How long before a man removes all pictures of his dead wife from his house? Or at least the ones in plain view. I don’t know about the ones in drawers…I’m thinking they must be around somewhere. I know there isn’t a time frame for grieving and grief. It is different for everyone and maybe a man needs to put those things away in order to move on and begin to date. It still stings, though. She is my sister and my house is filled with pictures of her, us, our life, my memories.
How long before a man begins to push away his dead wife’s family? Does he need to do that in order to continue to move forward? Did he really dislike us all along and just put up with us for her sake? This is my theory although I will never have confirmation, as these are questions I can never ask him. Now that she is gone he doesn’t have to pretend anymore and he can make things very uncomfortable for us by waving his disdain in our faces. She is my sister and I love her but I am starting to dislike him and I feel a rage building inside of me that threatens my equilibrium.
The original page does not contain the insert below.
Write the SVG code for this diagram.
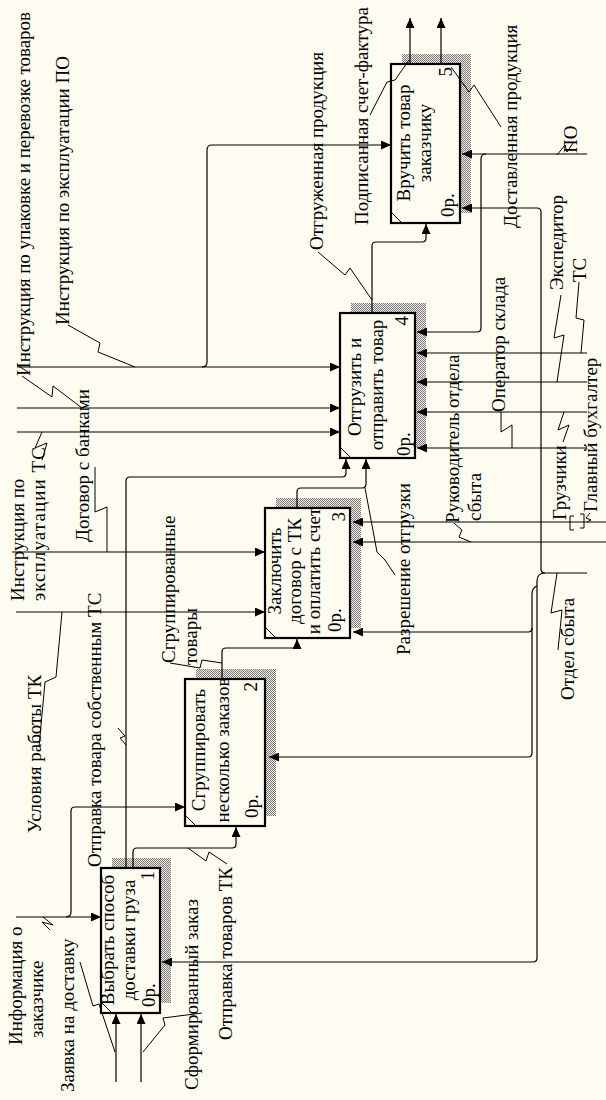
<svg xmlns="http://www.w3.org/2000/svg" width="606" height="1100" viewBox="0 0 606 1100">
<style>
text{font-family:"Liberation Serif","Times New Roman",serif;font-size:19px;fill:#000}
.box{fill:#fefbf0;stroke:#000;stroke-width:2.2}
.sh{fill:url(#hatch)}
.ln{fill:none;stroke:#000;stroke-width:1.2}
.sq{fill:none;stroke:#000;stroke-width:1}
.mid{text-anchor:middle}
.end{text-anchor:end}
</style>
<defs>
<pattern id="hatch" width="2" height="2" patternUnits="userSpaceOnUse">
<rect width="2" height="2" fill="#efede4"/>
<rect width="1" height="1" fill="#7a7a7a"/>
<rect x="1" y="1" width="1" height="1" fill="#7a7a7a"/>
</pattern>
<marker id="ah" markerWidth="10" markerHeight="9" refX="10" refY="4.5" orient="auto" markerUnits="userSpaceOnUse">
<path d="M0,0 L10,4.5 L0,9 z" fill="#000"/>
</marker>
<clipPath id="c1"><rect x="101" y="868" width="59" height="145"/></clipPath>
<clipPath id="c2"><rect x="185" y="679" width="80" height="147"/></clipPath>
<clipPath id="c3"><rect x="265" y="508" width="85" height="130"/></clipPath>
<clipPath id="c4"><rect x="340" y="313" width="75" height="145"/></clipPath>
<clipPath id="c5"><rect x="391" y="64" width="69" height="159"/></clipPath>
</defs>
<rect width="606" height="1100" fill="#fefbf0"/>

<g id="node1">
<rect class="sh" x="112" y="858" width="59" height="145"/>
<rect class="box" x="101" y="868" width="59" height="145"/>
<line class="sq" x1="101" y1="1002" x2="112" y2="1013"/>
<g clip-path="url(#c1)">
<text class="mid" transform="translate(114,940) rotate(-90)">Выбрать способ</text>
<text class="mid" transform="translate(135,940) rotate(-90)">доставки груза</text>
</g>
<text transform="translate(155,1007) rotate(-90)">0р.</text>
<text class="end" transform="translate(154,871) rotate(-90)">1</text>
</g>

<g id="node2">
<rect class="sh" x="196" y="669" width="80" height="147"/>
<rect class="box" x="185" y="679" width="80" height="147"/>
<line class="sq" x1="185" y1="815" x2="196" y2="826"/>
<g clip-path="url(#c2)">
<text class="mid" transform="translate(205,750) rotate(-90)">Сгруппировать</text>
<text class="mid" transform="translate(229,750) rotate(-90)">несколько заказов</text>
</g>
<text transform="translate(258,818) rotate(-90)">0р.</text>
<text class="end" transform="translate(257,682) rotate(-90)">2</text>
</g>

<g id="node3">
<rect class="sh" x="276" y="498" width="85" height="130"/>
<rect class="box" x="265" y="508" width="85" height="130"/>
<line class="sq" x1="265" y1="627" x2="276" y2="638"/>
<g clip-path="url(#c3)">
<text class="mid" transform="translate(281,571) rotate(-90)">Заключить</text>
<text class="mid" transform="translate(301,571) rotate(-90)">договор с ТК</text>
<text class="mid" transform="translate(320,571) rotate(-90)">и оплатить счет</text>
</g>
<text transform="translate(341,632) rotate(-90)">0р.</text>
<text class="end" transform="translate(345,512) rotate(-90)">3</text>
</g>

<g id="node4">
<rect class="sh" x="351" y="303" width="75" height="145"/>
<rect class="box" x="340" y="313" width="75" height="145"/>
<line class="sq" x1="340" y1="447" x2="351" y2="458"/>
<g clip-path="url(#c4)">
<text class="mid" transform="translate(361,387) rotate(-90)">Отгрузить и</text>
<text class="mid" transform="translate(383,385) rotate(-90)">отправить товар</text>
</g>
<text transform="translate(410,456) rotate(-90)">0р.</text>
<text class="end" transform="translate(408,316) rotate(-90)">4</text>
</g>

<g id="node5">
<rect class="sh" x="402" y="54" width="69" height="159"/>
<rect class="box" x="391" y="64" width="69" height="159"/>
<line class="sq" x1="391" y1="212" x2="402" y2="223"/>
<g clip-path="url(#c5)">
<text class="mid" transform="translate(410,143) rotate(-90)">Вручить товар</text>
<text class="mid" transform="translate(431,143) rotate(-90)">заказчику</text>
</g>
<text transform="translate(454,217) rotate(-90)">0р.</text>
<text class="end" transform="translate(452,67) rotate(-90)">5</text>
</g>

<g id="connectors">
<path class="ln" marker-end="url(#ah)" d="M18,367 H340"/>
<path class="ln" marker-end="url(#ah)" d="M202,367 Q207,367 207,362 V150 Q207,145 212,145 H391"/>
<path class="ln" marker-end="url(#ah)" d="M17,408 H340"/>
<path class="ln" marker-end="url(#ah)" d="M17,432 H340"/>
<path class="ln" marker-end="url(#ah)" d="M12,552 H265"/>
<path class="ln" marker-end="url(#ah)" d="M16,612 H265"/>
<path class="ln" marker-end="url(#ah)" d="M16,917 H101"/>
<path class="ln" marker-end="url(#ah)" d="M66,917 Q71,917 71,912 V811 Q71,807 75,807 H185"/>
<path class="ln" marker-end="url(#ah)" d="M126,868 V481 Q126,477 130,477 H342 Q346,477 346,473 V459"/>
<path class="ln" marker-end="url(#ah)" d="M133,868 V852 Q133,848 137,848 H232 Q236,848 236,844 V827"/>
<path class="ln" marker-end="url(#ah)" d="M222,679 V652 Q222,648 226,648 H293 Q297,648 297,644 V639"/>
<path class="ln" marker-end="url(#ah)" d="M297,508 V492 Q297,488 301,488 H362 Q366,488 366,484 V459"/>
<path class="ln" marker-end="url(#ah)" d="M372,313 V246 Q372,242 376,242 H422 Q426,242 426,238 V224"/>
<path class="ln" marker-end="url(#ah)" d="M410,64 V18"/>
<path class="ln" marker-end="url(#ah)" d="M441,64 V18"/>
<path class="ln" marker-end="url(#ah)" d="M116,1082 V1014"/>
<path class="ln" marker-end="url(#ah)" d="M141,1082 V1014"/>
<path class="ln" marker-end="url(#ah)" d="M587,154 H462"/>
<path class="ln" marker-end="url(#ah)" d="M486,154 Q481,154 481,159 V328 Q481,332 477,332 H417"/>
<path class="ln" marker-end="url(#ah)" d="M587,353 H417"/>
<path class="ln" marker-end="url(#ah)" d="M587,382 H417"/>
<path class="ln" marker-end="url(#ah)" d="M587,412 H417"/>
<path class="ln" marker-end="url(#ah)" d="M587,448 H417"/>
<path class="ln" marker-end="url(#ah)" d="M606,522 H353"/>
<path class="ln" marker-end="url(#ah)" d="M606,542 H353"/>
<path class="ln" marker-end="url(#ah)" d="M587,573 H545 Q541,573 541,569 V212 Q541,208 537,208 H462"/>
<path class="ln" marker-end="url(#ah)" d="M545,573 Q537,573 537,581 V958 Q537,962 533,962 H162"/>
<path class="ln" marker-end="url(#ah)" d="M537,586 Q532,588 532,594 V753 Q532,757 528,757 H269"/>
<path class="ln" marker-end="url(#ah)" d="M532,628 Q532,632 528,632 H353"/>
<path class="sq" d="M574,516 H570 V530 H574 M580,514 H584 V528 H580"/>
<polyline class="sq" points="22,376 52,397 53,386 82,408"/>
<polyline class="sq" points="68,325 100,343 98,352 135,367"/>
<polyline class="sq" points="42,432 35,448 47,443 42,460"/>
<polyline class="sq" points="95,467 95,512 107,507 107,552"/>
<polyline class="sq" points="39,747 45,682 56,677 62,612"/>
<polyline class="sq" points="118,728 125,736 120,738 126,745"/>
<polyline class="sq" points="43,917 53,925 42,922 50,930"/>
<polyline class="sq" points="80,962 93,1006 99,1004 115,1052"/>
<polyline class="sq" points="202,1013 163,1018 165,1025 143,1052"/>
<polyline class="sq" points="227,864 209,852 206,861 188,848"/>
<polyline class="sq" points="170,663 200,668 202,660 222,663"/>
<polyline class="sq" points="395,575 385,560 377,552 365,488"/>
<polyline class="sq" points="318,252 345,275 350,268 372,300"/>
<polyline class="sq" points="370,115 387,82 395,80 409,60"/>
<polyline class="sq" points="501,127 474,85 469,92 451,67"/>
<polyline class="sq" points="557,155 565,145 567,152 573,143"/>
<polyline class="sq" points="557,573 551,613 562,610 558,650"/>
<polyline class="sq" points="561,295 554,338 564,335 557,382"/>
<polyline class="sq" points="579,282 576,318 584,320 581,353"/>
<polyline class="sq" points="501,412 501,432 512,425 512,448"/>
<polyline class="sq" points="564,412 558,430 569,425 563,442"/>
<polyline class="sq" points="454,523 462,530 459,537 471,542"/>
<polyline class="sq" points="590,513 586,518 591,520 587,522"/>
</g>

<g id="labels">
<text transform="translate(30,376) rotate(-90)" textLength="364" lengthAdjust="spacing">Инструкция по упаковке и перевозке товаров</text>
<text transform="translate(69,325) rotate(-90)">Инструкция по эксплуатации ПО</text>
<text transform="translate(24,601) rotate(-90)">Инструкция по</text>
<text transform="translate(45,601) rotate(-90)" textLength="154" lengthAdjust="spacing">эксплуатации ТС</text>
<text transform="translate(89,542) rotate(-90)">Договор с банками</text>
<text transform="translate(41,833) rotate(-90)">Условия работы ТК</text>
<text transform="translate(101,867) rotate(-90)">Отправка товара собственным ТС</text>
<text transform="translate(175,663) rotate(-90)">Сгруппированные</text>
<text transform="translate(197,665) rotate(-90)">товары</text>
<text transform="translate(232,1040) rotate(-90)">Отправка товаров ТК</text>
<text transform="translate(74,1092) rotate(-90)">Заявка на доставку</text>
<text transform="translate(198,1090) rotate(-90)">Сформированный заказ</text>
<text transform="translate(22,1045) rotate(-90)">Информация о</text>
<text transform="translate(43,1038) rotate(-90)">заказчике</text>
<text transform="translate(410,655) rotate(-90)">Разрешение отгрузки</text>
<text transform="translate(459,523) rotate(-90)">Руководитель отдела</text>
<text transform="translate(481,521) rotate(-90)">сбыта</text>
<text transform="translate(505,412) rotate(-90)">Оператор склада</text>
<text transform="translate(566,520) rotate(-90)">Грузчики</text>
<text transform="translate(597,512) rotate(-90)">Главный бухгалтер</text>
<text transform="translate(563,290) rotate(-90)">Экспедитор</text>
<text transform="translate(586,282) rotate(-90)">ТС</text>
<text transform="translate(577,153) rotate(-90)">ПО</text>
<text transform="translate(574,700) rotate(-90)">Отдел сбыта</text>
<text transform="translate(323,250) rotate(-90)">Отгруженная продукция</text>
<text transform="translate(368,225) rotate(-90)">Подписанная счет-фактура</text>
<text transform="translate(517,228) rotate(-90)">Доставленная продукция</text>
</g>
</svg>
I’m sad because my bond to them fades each day that she is gone. My niece grows older and is molded by her father. He is not a nice person, even less nice than he used to be. I tolerated him when she was alive because she chose him and she’s not an idiot so there had to be something there. Now she’s gone and I feel as though I am disrespecting her memory with my feelings. I can’t make them go away though and they are in direct response to his actions.
I had done a good job of trying but I am tired of standing up for him. I’m so tired of hurting and missing her. I need her guidance and it is ironic because if she was here I wouldn’t be going through this at all.
Coming up on two years in August and the daily pain is marginally better but overall I am no different than I was the day I watched her take her last breath.